Mercredi 1er mai 2013 à Bobo-Dioulasso, un millier de personnes célèbrent la Journée internationale du Travail. Sur le fronton de la Bourse du Travail, une banderole dénonce l'intervention étrangère au Mali, intervention considérée comme l'instrument d'une « reconquête coloniale ».
Partout dans le monde, la Journée Internationale du Travail permet aux mouvements syndicaux de faire entendre la voix des travailleurs et d'exiger des progrès sociaux tangibles pour tous les secteurs de la société. Cette année, le 1er mai aura été l'occasion pour les organisations syndicales des Hauts-Bassins de désavouer sévèrement « l'occupation du Mali ».
Dans un communiqué rendu public, les centrales syndicales CGT-B, CNT-B, CSB, FO/UNSL, ONSL et USTB et la plupart des syndicats autonomes des Hauts-Bassins ont dressé un bilan très critique de la situation internationale et régionale. « L'on assiste à une véritable reconquête coloniale du continent sous couvert de principes dits « humanitaires ». L'impérialiste français […] s'est transformé en « sauveur » de démocraties, fomentant une guerre d'agression en Libye, intervenant militairement en Côte d'Ivoire, et au Mali, en instrumentalisant l'Union africaine, la CEDEAO et autres prétendus médiateurs de la crise malienne. »
Selon les syndicats signataires, la France compte en réalité assurer ses intérêts, en particulier le contrôle des sous-sols sahéliens, riches en ressources pétrolières et minières, et continuer à gérer ses zones d'influences, son « pré-carré» africain.
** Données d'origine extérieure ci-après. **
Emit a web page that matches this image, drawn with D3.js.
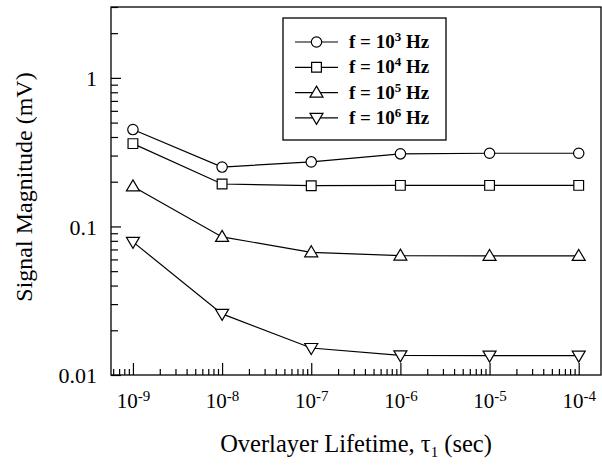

Soulignant « l'absence de souveraineté et de démocratie véritable en Afrique en général et dans les pays de la sous-région », les syndicats des Hauts-Bassins exigent « le retrait des forces d'occupation françaises de la sous-région et du Burkina ».
Un autre « son de cloche »
Voilà bientôt 4 mois que le président français a déclenché« l'opération Serval ». Officiellement, pour débarrasser le Nord-Mali de groupes armés hostiles à la liberté et à la démocratie et pour mettre un terme à leur progression en Afrique de l'Ouest. Malgré la surprise et le consentement généralisé par les principaux média, certains observateurs n'ont pas tardéà remettre en cause les agissements de l'ancienne puissance coloniale. La présence permanente de troupes françaises dans de très nombreux pays africains ; les accords passés par les services secrets avec le MNLA ; ou encore le degré de préparation de l'intervention, qui en dit long sur le temps dont a disposé la France pour proposer et appuyer des alternatives à la guerre, plus « locales », durables.
Serge Halimi, rédacteur en chef du mensuel Le Monde diplomatique écrivait en février dernier à propos de l'opération Serval : « Comment se résigner à ce que des bandes armées porteuses d'une idéologie et de pratiques obscurantistes puissent menacer les populations du Sud après avoir terrorisé celles du Nord ? Mais comment ignorer que l'invocation de mobiles humanitaires, la propension à criminaliser les ennemis politiques […] servent presque toujours de prétextes à des opérations militaires qui réactivent les soupçons de néocolonialisme – et qui se terminent mal ? »
Lundi 22 avril 2013, alors que la France avait déjà entamé officiellement le retrait de ses troupes, l'Assemblée nationale et le Sénat ont voté la prolongation de l'opération Serval au Mali. Le « pays des droits de l'homme » prendra part au commandement de la Mission internationale des Nations unies pour le soutien au Mali (MINUSMA), créée le 25 avril par l'ONU, et disposera d'une force militaire « parallèle »à la mission onusienne. Selon un article de l'association « Survie », qui lutte pour la transparence de la politique française en Afrique, « la France continuera de peser lourdement sur les choix politiques maliens, comme elle le fait actuellement, en poussant à l'organisation d'élections suivant un calendrier irréaliste et en incitant les autorités maliennes à négocier avec le MNLA. »
Invitée du Forum social mondial à Tunis en mars 2013, l'ex-ministre malienne de la Culture, Aminata Traoré déclarait : « la guerre qui a été imposée aujourd'hui au Mali n'est pas une guerre de libération du peuple malien, mais une guerre de pillage des ressources [...] une guerre de positionnement pour une ancienne puissance coloniale ».
Mme Traoré s'était vue accordée un « visa » pour se rendre à Berlin du 17 au 19 avril. Fait pour le moins surprenant, l'ambassade d'Allemagne l'a informée que la France a empêché l'obtention de son visa pour tous les pays européens. Initiatrice de l'appel des femmes du Mali contre la guerre, elle était invitée à Paris pour exposer ses prises de position contre l'intervention française, lors d'une réunion publique intitulée « Non à la guerre au Mali ! Retrait des troupes ! », prévue... le 22 avril 2013.